▸ **Charts and diagrams as code**:
>>>
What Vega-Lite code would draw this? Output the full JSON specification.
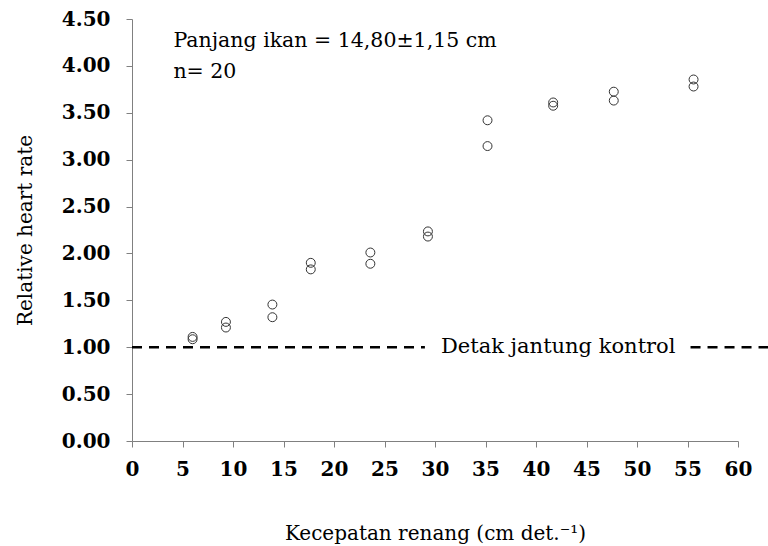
{
  "$schema": "https://vega.github.io/schema/vega-lite/v6.json",
  "autosize": "none",
  "width": 606,
  "height": 422,
  "padding": {"left": 132, "top": 19, "right": 30, "bottom": 105},
  "background": "white",
  "config": {
    "view": {"stroke": null},
    "font": "DejaVu Serif"
  },
  "datasets": {
    "pts": [
      {"speed": 6.0, "rate": 1.11},
      {"speed": 6.0, "rate": 1.085},
      {"speed": 9.3, "rate": 1.27},
      {"speed": 9.3, "rate": 1.21},
      {"speed": 13.9, "rate": 1.455},
      {"speed": 13.9, "rate": 1.32},
      {"speed": 17.7, "rate": 1.90},
      {"speed": 17.7, "rate": 1.83},
      {"speed": 23.6, "rate": 2.01},
      {"speed": 23.6, "rate": 1.89},
      {"speed": 29.3, "rate": 2.235},
      {"speed": 29.3, "rate": 2.18},
      {"speed": 35.2, "rate": 3.42},
      {"speed": 35.2, "rate": 3.145},
      {"speed": 41.7, "rate": 3.61},
      {"speed": 41.7, "rate": 3.575},
      {"speed": 47.7, "rate": 3.725},
      {"speed": 47.7, "rate": 3.63},
      {"speed": 55.6, "rate": 3.855},
      {"speed": 55.6, "rate": 3.78}
    ],
    "ctrl": [
      {"from": 0, "to": 29.0, "level": 1.0},
      {"from": 55.3, "to": 63.2, "level": 1.0}
    ],
    "notes": [
      {"x": 4.1, "y": 4.2, "label": "Panjang ikan = 14,80±1,15 cm"},
      {"x": 4.1, "y": 3.87, "label": "n= 20"}
    ],
    "ctrlLabel": [
      {"x": 42.2, "y": 1.0, "label": "Detak jantung kontrol"}
    ]
  },
  "layer": [
    {
      "data": {"name": "ctrl"},
      "mark": {"type": "rule", "strokeDash": [10, 7], "strokeWidth": 2.5, "color": "black"},
      "encoding": {
        "x": {"field": "from", "type": "quantitative", "scale": {"domain": [0, 60]}},
        "x2": {"field": "to"},
        "y": {"field": "level", "type": "quantitative", "scale": {"domain": [0, 4.5]}}
      }
    },
    {
      "data": {"name": "pts"},
      "mark": {"type": "point", "shape": "circle", "filled": false, "size": 80, "stroke": "#333333", "strokeWidth": 1, "opacity": 1},
      "encoding": {
        "x": {
          "field": "speed", "type": "quantitative",
          "scale": {"domain": [0, 60], "nice": false, "zero": true},
          "axis": {
            "title": "Kecepatan renang (cm det.⁻¹)",
            "values": [0, 5, 10, 15, 20, 25, 30, 35, 40, 45, 50, 55, 60],
            "grid": false,
            "domainColor": "#808080",
            "tickColor": "#808080",
            "tickSize": 6,
            "labelFont": "DejaVu Serif",
            "labelFontWeight": "bold",
            "labelFontSize": 20,
            "labelColor": "black",
            "labelPadding": 12,
            "labelFlush": false,
            "titleFont": "DejaVu Serif",
            "titleFontWeight": "normal",
            "titleFontSize": 20,
            "titleColor": "black",
            "titlePadding": 44
          }
        },
        "y": {
          "field": "rate", "type": "quantitative",
          "scale": {"domain": [0, 4.5], "nice": false},
          "axis": {
            "title": "Relative heart rate",
            "values": [0, 0.5, 1, 1.5, 2, 2.5, 3, 3.5, 4, 4.5],
            "format": ".2f",
            "grid": false,
            "domainColor": "#808080",
            "tickColor": "#808080",
            "tickSize": 6,
            "labelFont": "DejaVu Serif",
            "labelFontWeight": "bold",
            "labelFontSize": 20,
            "labelColor": "black",
            "labelPadding": 16,
            "labelFlush": false,
            "titleFont": "DejaVu Serif",
            "titleFontWeight": "normal",
            "titleFontSize": 20,
            "titleColor": "black",
            "titlePadding": 26
          }
        }
      }
    },
    {
      "data": {"name": "notes"},
      "mark": {"type": "text", "align": "left", "baseline": "alphabetic", "font": "DejaVu Serif", "fontSize": 20.5, "color": "black"},
      "encoding": {
        "x": {"field": "x", "type": "quantitative"},
        "y": {"field": "y", "type": "quantitative"},
        "text": {"field": "label"}
      }
    },
    {
      "data": {"name": "ctrlLabel"},
      "mark": {"type": "text", "align": "center", "baseline": "middle", "font": "DejaVu Serif", "fontSize": 21, "color": "black"},
      "encoding": {
        "x": {"field": "x", "type": "quantitative"},
        "y": {"field": "y", "type": "quantitative"},
        "text": {"field": "label"}
      }
    }
  ]
}
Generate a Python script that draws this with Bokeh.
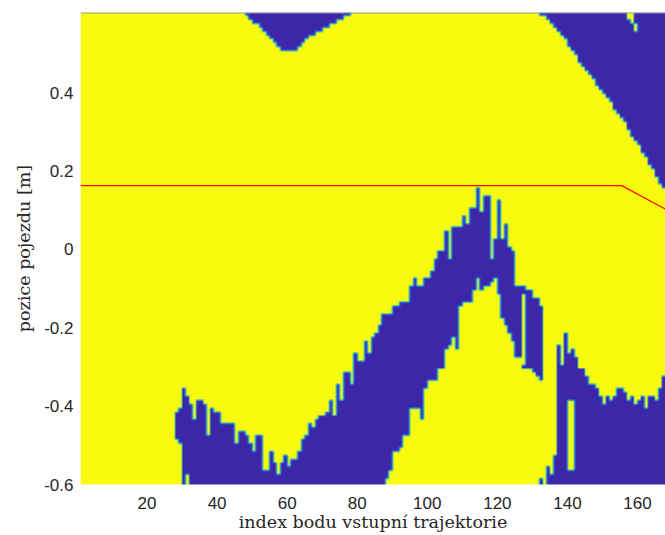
import numpy as np
from bokeh.plotting import figure
from bokeh.models import Range1d, FixedTicker, Span
from bokeh.embed import file_html
from bokeh.resources import INLINE

# ---------------- data ----------------
# grid: columns k cover [k, k+1] on the index axis, rows every 0.01 m
col_first, col_last = 1, 167
y_rows_min, y_rows_max, y_step = -0.6, 0.6, 0.01

# upper-left blue region: blue above these values
top_a_cols = list(range(48, 78))
top_a_lo = [0.595, 0.59, 0.58, 0.573, 0.565, 0.556, 0.545, 0.535, 0.525, 0.515,
            0.502, 0.502, 0.502, 0.502, 0.51, 0.52, 0.527, 0.535, 0.544, 0.55,
            0.553, 0.558, 0.562, 0.568, 0.573, 0.578, 0.582, 0.59, 0.595, 0.598]

# upper-right blue region: blue above these values
top_b_cols = list(range(132, 168))
top_b_lo = [0.60, 0.595, 0.585, 0.575, 0.565, 0.555, 0.545, 0.535, 0.52, 0.51,
            0.495, 0.48, 0.47, 0.46, 0.45, 0.435, 0.42, 0.41, 0.40, 0.385,
            0.375, 0.36, 0.35, 0.34, 0.325, 0.31, 0.29, 0.28, 0.265, 0.25,
            0.235, 0.22, 0.205, 0.19, 0.17, 0.155]

# main blue band (lower-left snake): blue between lo and hi
band1_cols = list(range(28, 133))
band1_hi = [-0.42, -0.41, -0.36, -0.38, -0.40, -0.44, -0.385, -0.385, -0.40, -0.48,
            -0.41, -0.42, -0.415, -0.45, -0.45, -0.445, -0.445, -0.495, -0.47, -0.47,
            -0.475, -0.495, -0.513, -0.48, -0.48, -0.565, -0.565, -0.513, -0.543, -0.573,
            -0.547, -0.53, -0.56, -0.54, -0.54, -0.52, -0.49, -0.48, -0.445, -0.458,
            -0.432, -0.428, -0.428, -0.411, -0.385, -0.424, -0.343, -0.385, -0.317, -0.317,
            -0.347, -0.266, -0.283, -0.283, -0.232, -0.262, -0.228, -0.215, -0.20, -0.165,
            -0.165, -0.165, -0.146, -0.146, -0.14, -0.133, -0.133, -0.099, -0.074, -0.095,
            -0.095, -0.074, -0.074, -0.057, -0.027, -0.002, -0.002, 0.045, -0.027, 0.058,
            0.058, 0.058, 0.088, 0.066, 0.109, 0.109, 0.152, 0.092, 0.135, 0.135,
            -0.027, 0.028, 0.126, 0.028, 0.066, 0.007, -0.002, -0.091, -0.091, -0.091,
            -0.108, -0.108, -0.125, -0.125, -0.146]
band1_lo = [-0.48, -0.49, -0.61, -0.575, -0.61, -0.61, -0.61, -0.61, -0.61, -0.61,
            -0.61, -0.61, -0.61, -0.61, -0.61, -0.61, -0.61, -0.61, -0.61, -0.61,
            -0.61, -0.61, -0.61, -0.61, -0.61, -0.61, -0.61, -0.61, -0.61, -0.61,
            -0.61, -0.61, -0.61, -0.61, -0.61, -0.61, -0.61, -0.61, -0.61, -0.61,
            -0.61, -0.61, -0.61, -0.61, -0.61, -0.61, -0.61, -0.61, -0.61, -0.61,
            -0.61, -0.61, -0.61, -0.61, -0.61, -0.61, -0.61, -0.61, -0.61, -0.61,
            -0.581, -0.564, -0.517, -0.517, -0.504, -0.47, -0.47, -0.406, -0.406, -0.406,
            -0.432, -0.355, -0.33, -0.33, -0.33, -0.30, -0.30, -0.257, -0.24, -0.223,
            -0.257, -0.146, -0.138, -0.138, -0.138, -0.104, -0.074, -0.104, -0.091, -0.095,
            -0.087, -0.074, -0.116, -0.17, -0.197, -0.214, -0.23, -0.274, -0.274, -0.30,
            -0.30, -0.30, -0.31, -0.325, -0.33]

# lower-right blue region: blue from the bottom up to these values
band2_cols = list(range(132, 168))
band2_hi = [-0.59, -0.62, -0.555, -0.58, -0.53, -0.249, -0.30, -0.214, -0.265, -0.257,
            -0.274, -0.308, -0.308, -0.325, -0.342, -0.35, -0.36, -0.376, -0.393, -0.376,
            -0.385, -0.376, -0.36, -0.355, -0.37, -0.385, -0.38, -0.393, -0.385, -0.38,
            -0.41, -0.38, -0.375, -0.385, -0.36, -0.325]

# yellow holes inside blue regions: (column, lo, hi)
hole_cols = [127, 140, 141, 157, 158, 159]
hole_lo = [-0.29, -0.56, -0.56, 0.585, 0.575, 0.56]
hole_hi = [-0.115, -0.39, -0.39, 0.61, 0.60, 0.57]

# red trajectory line
red_x = [1, 155.5, 168]
red_y = [0.163, 0.163, 0.103]

x_ticks = [20, 40, 60, 80, 100, 120, 140, 160]
y_ticks = [-0.6, -0.4, -0.2, 0.0, 0.2, 0.4]
y_tick_labels = ["-0.6", "-0.4", "-0.2", "0", "0.2", "0.4"]

# ---------------- build the map ----------------
yc = np.round(np.arange(y_rows_min, y_rows_max + y_step / 2, y_step), 3)
ncol = col_last - col_first + 1
mask = np.zeros((len(yc), ncol))

def setcol(c, lo, hi, v):
    sel = (yc >= lo - 1e-9) & (yc <= hi + 1e-9)
    mask[sel, c - col_first] = v

for c, lo in zip(top_a_cols, top_a_lo):
    setcol(c, lo, 1.0, 1)
for c, lo in zip(top_b_cols, top_b_lo):
    setcol(c, lo, 1.0, 1)
for c, lo, hi in zip(band1_cols, band1_lo, band1_hi):
    setcol(c, lo, hi, 1)
for c, hi in zip(band2_cols, band2_hi):
    setcol(c, -1.0, hi, 1)
for c, lo, hi in zip(hole_cols, hole_lo, hole_hi):
    setcol(c, lo, hi, 0)

# upsample and soften edges slightly (rendering only)
s = 4
big = np.kron(mask, np.ones((s, s)))
k = np.array([0.25, 0.5, 0.25])
pad = np.pad(big, 1, mode="edge")
big = k[0] * pad[:-2, 1:-1] + k[1] * pad[1:-1, 1:-1] + k[2] * pad[2:, 1:-1]
pad = np.pad(big, 1, mode="edge")
big = k[0] * pad[1:-1, :-2] + k[1] * pad[1:-1, 1:-1] + k[2] * pad[1:-1, 2:]
t = 1.0 - big  # 0 -> blue, 1 -> yellow

anch = [0.0, 0.3, 0.55, 0.8, 1.0]
cr = [62, 45, 25, 90, 249]
cg = [38, 125, 180, 200, 251]
cb = [168, 235, 215, 140, 14]
R = np.interp(t, anch, cr).astype(np.uint32)
G = np.interp(t, anch, cg).astype(np.uint32)
B = np.interp(t, anch, cb).astype(np.uint32)
rgba = ((255 << 24) | (B << 16) | (G << 8) | R).astype(np.uint32)

# ---------------- figure ----------------
p = figure(width=665, height=535, output_backend="svg", toolbar_location=None,
           x_range=Range1d(1, 168), y_range=Range1d(-0.6, 0.605),
           min_border_left=80, min_border_right=0, min_border_top=12, min_border_bottom=51)
p.outline_line_color = None
p.grid.visible = False
p.background_fill_color = "white"

p.image_rgba(image=[rgba], x=col_first, y=y_rows_min - y_step / 2,
             dw=ncol, dh=len(yc) * y_step)
p.line(red_x, red_y, line_color="#ff0000", line_width=1.2)
p.add_layout(Span(location=0.605, dimension="width", line_color="#9a9a9a", line_width=2))

tick_font = "Liberation Sans"
p.xaxis.ticker = FixedTicker(ticks=x_ticks)
p.yaxis.ticker = FixedTicker(ticks=y_ticks)
p.yaxis.major_label_overrides = {v: lab for v, lab in zip(y_ticks, y_tick_labels)}
for ax in (p.xaxis[0], p.yaxis[0]):
    ax.axis_line_color = None
    ax.major_tick_line_color = None
    ax.minor_tick_line_color = None
    ax.major_tick_out = 0
    ax.major_tick_in = 0
    ax.major_label_text_font = tick_font
    ax.major_label_text_font_size = "17px"
    ax.major_label_text_color = "#262626"
    ax.axis_label_text_font = "DejaVu Serif"
    ax.axis_label_text_font_size = "17.5px"
    ax.axis_label_text_font_style = "normal"
    ax.axis_label_text_color = "#262626"
p.xaxis.axis_label = "index bodu vstupní trajektorie"
p.yaxis.axis_label = "pozice pojezdu [m]"
p.xaxis.major_label_standoff = 12
p.xaxis.axis_label_standoff = 0
p.yaxis.major_label_standoff = 7
p.yaxis.axis_label_standoff = 7

open("out.html", "w").write(file_html(p, INLINE))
<<<
▸ **TASK DIRECTIONS**: Do not copy any pictures. Retype exactly the stretch from the line with "Generate a Python" through the line with "y_rows_min, y_rows_max, y_step".

▸ **RESPONSE TO THE EXERCISE**:
Generate a Python script that draws this with Bokeh.
import numpy as np
from bokeh.plotting import figure
from bokeh.models import Range1d, FixedTicker, Span
from bokeh.embed import file_html
from bokeh.resources import INLINE

# ---------------- data ----------------
# grid: columns k cover [k, k+1] on the index axis, rows every 0.01 m
col_first, col_last = 1, 167
y_rows_min, y_rows_max, y_step = -0.6, 0.6, 0.01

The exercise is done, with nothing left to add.